> **Material provided**:

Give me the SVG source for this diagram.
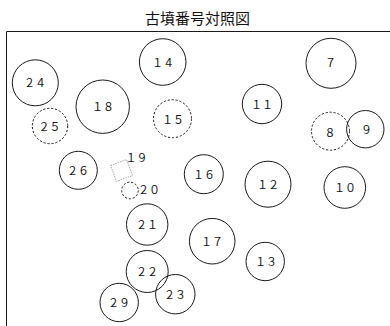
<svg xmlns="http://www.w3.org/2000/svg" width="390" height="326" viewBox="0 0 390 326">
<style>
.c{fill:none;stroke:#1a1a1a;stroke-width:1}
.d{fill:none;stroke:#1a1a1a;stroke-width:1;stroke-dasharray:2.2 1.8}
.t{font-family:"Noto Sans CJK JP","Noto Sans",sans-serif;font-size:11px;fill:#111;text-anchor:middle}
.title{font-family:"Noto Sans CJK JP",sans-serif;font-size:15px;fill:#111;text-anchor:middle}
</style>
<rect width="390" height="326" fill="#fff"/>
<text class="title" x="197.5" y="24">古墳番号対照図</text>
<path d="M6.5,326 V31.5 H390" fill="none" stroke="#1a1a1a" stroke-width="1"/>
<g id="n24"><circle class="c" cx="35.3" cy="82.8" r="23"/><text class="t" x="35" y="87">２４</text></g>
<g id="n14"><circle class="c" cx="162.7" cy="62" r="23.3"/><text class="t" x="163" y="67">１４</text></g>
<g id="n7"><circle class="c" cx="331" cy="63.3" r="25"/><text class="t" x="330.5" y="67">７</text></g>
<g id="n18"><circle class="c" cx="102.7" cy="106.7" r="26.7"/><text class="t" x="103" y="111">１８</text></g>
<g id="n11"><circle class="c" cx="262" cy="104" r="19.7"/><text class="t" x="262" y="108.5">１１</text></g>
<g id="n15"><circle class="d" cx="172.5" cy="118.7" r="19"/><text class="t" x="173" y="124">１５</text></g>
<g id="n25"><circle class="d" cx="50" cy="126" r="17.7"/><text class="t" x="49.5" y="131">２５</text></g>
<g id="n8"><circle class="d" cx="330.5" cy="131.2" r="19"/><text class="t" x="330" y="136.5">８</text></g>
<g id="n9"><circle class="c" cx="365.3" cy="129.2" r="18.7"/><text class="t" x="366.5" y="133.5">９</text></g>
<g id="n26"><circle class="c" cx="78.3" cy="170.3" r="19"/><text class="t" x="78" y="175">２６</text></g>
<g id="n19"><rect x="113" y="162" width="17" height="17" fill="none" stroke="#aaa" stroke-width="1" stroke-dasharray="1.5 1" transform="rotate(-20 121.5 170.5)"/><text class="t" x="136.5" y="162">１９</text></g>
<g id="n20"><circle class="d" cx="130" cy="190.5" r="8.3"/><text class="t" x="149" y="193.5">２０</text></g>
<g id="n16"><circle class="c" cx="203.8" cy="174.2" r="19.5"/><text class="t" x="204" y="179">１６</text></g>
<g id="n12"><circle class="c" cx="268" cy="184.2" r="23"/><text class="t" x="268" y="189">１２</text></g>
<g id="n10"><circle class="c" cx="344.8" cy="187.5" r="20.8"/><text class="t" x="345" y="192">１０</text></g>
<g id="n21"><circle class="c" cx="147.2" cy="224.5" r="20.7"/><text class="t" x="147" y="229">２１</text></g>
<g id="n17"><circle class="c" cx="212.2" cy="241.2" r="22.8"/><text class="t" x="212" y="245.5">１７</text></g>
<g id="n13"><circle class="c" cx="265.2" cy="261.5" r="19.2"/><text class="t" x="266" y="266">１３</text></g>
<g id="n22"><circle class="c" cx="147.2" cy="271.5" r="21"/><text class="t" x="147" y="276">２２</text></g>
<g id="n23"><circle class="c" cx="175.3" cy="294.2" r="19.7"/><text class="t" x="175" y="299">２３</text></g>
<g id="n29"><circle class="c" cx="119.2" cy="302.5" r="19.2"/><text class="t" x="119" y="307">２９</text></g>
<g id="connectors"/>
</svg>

> **Directive**: Quote the material word for word, dropping any images it holds.

> **Answer to the task**:
Give me the SVG source for this diagram.
<svg xmlns="http://www.w3.org/2000/svg" width="390" height="326" viewBox="0 0 390 326">
<style>
.c{fill:none;stroke:#1a1a1a;stroke-width:1}
.d{fill:none;stroke:#1a1a1a;stroke-width:1;stroke-dasharray:2.2 1.8}
.t{font-family:"Noto Sans CJK JP","Noto Sans",sans-serif;font-size:11px;fill:#111;text-anchor:middle}
.title{font-family:"Noto Sans CJK JP",sans-serif;font-size:15px;fill:#111;text-anchor:middle}
</style>
<rect width="390" height="326" fill="#fff"/>
<text class="title" x="197.5" y="24">古墳番号対照図</text>
<path d="M6.5,326 V31.5 H390" fill="none" stroke="#1a1a1a" stroke-width="1"/>
<g id="n24"><circle class="c" cx="35.3" cy="82.8" r="23"/><text class="t" x="35" y="87">２４</text></g>
<g id="n14"><circle class="c" cx="162.7" cy="62" r="23.3"/><text class="t" x="163" y="67">１４</text></g>
<g id="n7"><circle class="c" cx="331" cy="63.3" r="25"/><text class="t" x="330.5" y="67">７</text></g>
<g id="n18"><circle class="c" cx="102.7" cy="106.7" r="26.7"/><text class="t" x="103" y="111">１８</text></g>
<g id="n11"><circle class="c" cx="262" cy="104" r="19.7"/><text class="t" x="262" y="108.5">１１</text></g>
<g id="n15"><circle class="d" cx="172.5" cy="118.7" r="19"/><text class="t" x="173" y="124">１５</text></g>
<g id="n25"><circle class="d" cx="50" cy="126" r="17.7"/><text class="t" x="49.5" y="131">２５</text></g>
<g id="n8"><circle class="d" cx="330.5" cy="131.2" r="19"/><text class="t" x="330" y="136.5">８</text></g>
<g id="n9"><circle class="c" cx="365.3" cy="129.2" r="18.7"/><text class="t" x="366.5" y="133.5">９</text></g>
<g id="n26"><circle class="c" cx="78.3" cy="170.3" r="19"/><text class="t" x="78" y="175">２６</text></g>
<g id="n19"><rect x="113" y="162" width="17" height="17" fill="none" stroke="#aaa" stroke-width="1" stroke-dasharray="1.5 1" transform="rotate(-20 121.5 170.5)"/><text class="t" x="136.5" y="162">１９</text></g>
<g id="n20"><circle class="d" cx="130" cy="190.5" r="8.3"/><text class="t" x="149" y="193.5">２０</text></g>
<g id="n16"><circle class="c" cx="203.8" cy="174.2" r="19.5"/><text class="t" x="204" y="179">１６</text></g>
<g id="n12"><circle class="c" cx="268" cy="184.2" r="23"/><text class="t" x="268" y="189">１２</text></g>
<g id="n10"><circle class="c" cx="344.8" cy="187.5" r="20.8"/><text class="t" x="345" y="192">１０</text></g>
<g id="n21"><circle class="c" cx="147.2" cy="224.5" r="20.7"/><text class="t" x="147" y="229">２１</text></g>
<g id="n17"><circle class="c" cx="212.2" cy="241.2" r="22.8"/><text class="t" x="212" y="245.5">１７</text></g>
<g id="n13"><circle class="c" cx="265.2" cy="261.5" r="19.2"/><text class="t" x="266" y="266">１３</text></g>
<g id="n22"><circle class="c" cx="147.2" cy="271.5" r="21"/><text class="t" x="147" y="276">２２</text></g>
<g id="n23"><circle class="c" cx="175.3" cy="294.2" r="19.7"/><text class="t" x="175" y="299">２３</text></g>
<g id="n29"><circle class="c" cx="119.2" cy="302.5" r="19.2"/><text class="t" x="119" y="307">２９</text></g>
<g id="connectors"/>
</svg>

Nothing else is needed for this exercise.